Fördern die Grünen den Ausbau des Energienetzes auf allen politischen Ebenen?
Künast: Wir müssen die Stromnetze forciert aus- und weiterbauen. Wichtig ist dabei, die Bürger frühzeitig und ernsthaft an der Planung zu beteiligen. Die Akzeptanz für die damit verbundenen Eingriffe in Natur und Landschaft wächst, wenn die Leitungen unter der Erde verlegt werden - und wenn die Menschen wissen, dass es nicht um den Weitertransport von Atomstrom geht.
Was wird der Strom 2017 kosten?
Künast: Das kann niemand seriös vorhersagen. Aber es ist ein gerne gepflegter Mythos, dass der Atomausstieg den Strom teurer macht. Fakt ist doch: Trotz 17 Atomkraftwerken ist der Strom immer teurer geworden. Und mancher Anbieter von Ökostrom ist sogar günstiger als die großen Konzerne mit ihrem Kohle- und Atomstrom.
Die Bürger dürfen auf billigeren Strom hoffen?
Künast: Nein, sinken werden die Energiepreise wohl nicht. Die Verbraucherinnen und Verbraucher können aber sparen, wenn sie weniger Strom verbrauchen und Strom effizienter nutzen.

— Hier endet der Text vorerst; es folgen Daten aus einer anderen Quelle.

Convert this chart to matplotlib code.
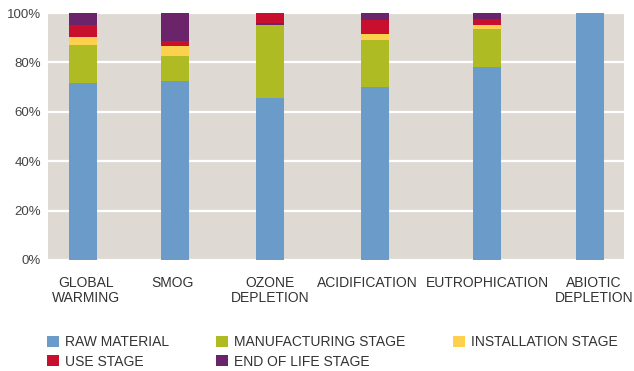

Wir müssen uns angewöhnen, beim Kauf von Elektrogeräten nicht nur auf den Kaufpreis zu achten, sondern auch auf den Stromverbrauch. Ein billiger Kühlschrank kann auf Dauer sehr teuer werden!
Linke Grüne fürchten, ihre Partei könnte zu bürgerlich werden ...
Künast: Das sind Schlagwörter. Also: Wir sind linke Mitte. Und das hat sehr viel mit demokratisch selbstbewusstem Bürgertum zu tun. Bürgerlichkeit ist für mich kein Schimpfwort, sondern Anspruch.
Betonung auf links oder auf Mitte?
Künast: Eine müßige Unterscheidung. Wir sind mehr in der Mitte der Gesellschaft mit unseren Konzepten als alle anderen, und darüber freue ich mich. Und nehme die Verantwortung an.
Die Wähler werden Sie noch mit Angela Merkel verwechseln.
Künast: Keine Sorge. Die CDU ist heute der Rand. Einer ihrer Wesenskerne war immer das Bekenntnis zur Atomkraft. Noch im Herbst hat sie mit viel ideologischem Trara die Laufzeiten um zwölf Jahre verlängert. Jetzt wird ihr schlagartig, aber endlich klar, dass das nicht mehrheitsfähig ist.
Ist Schwarz-Grün nach der nächsten Bundestagswahl immer noch ausgeschlossen?
Künast: Es gibt keinen Grund, über eine schwarz-grüne Bundesregierung nachzudenken.
Weil Merkels Wunschpartner, die FDP, jetzt wieder auf die Beine kommt?
Künast: Die FDP ist eine Boygroup - in jeder Altersgruppe. Alle reden über mehr Frauen, aber in der FDP werden sie beiseitegeschoben. Herr Brüderle hat die FDP in Rheinland-Pfalz unter fünf Prozent gebracht. Jetzt wird er als Teil der Erneuerung verkauft. Darauf muss man erst mal kommen.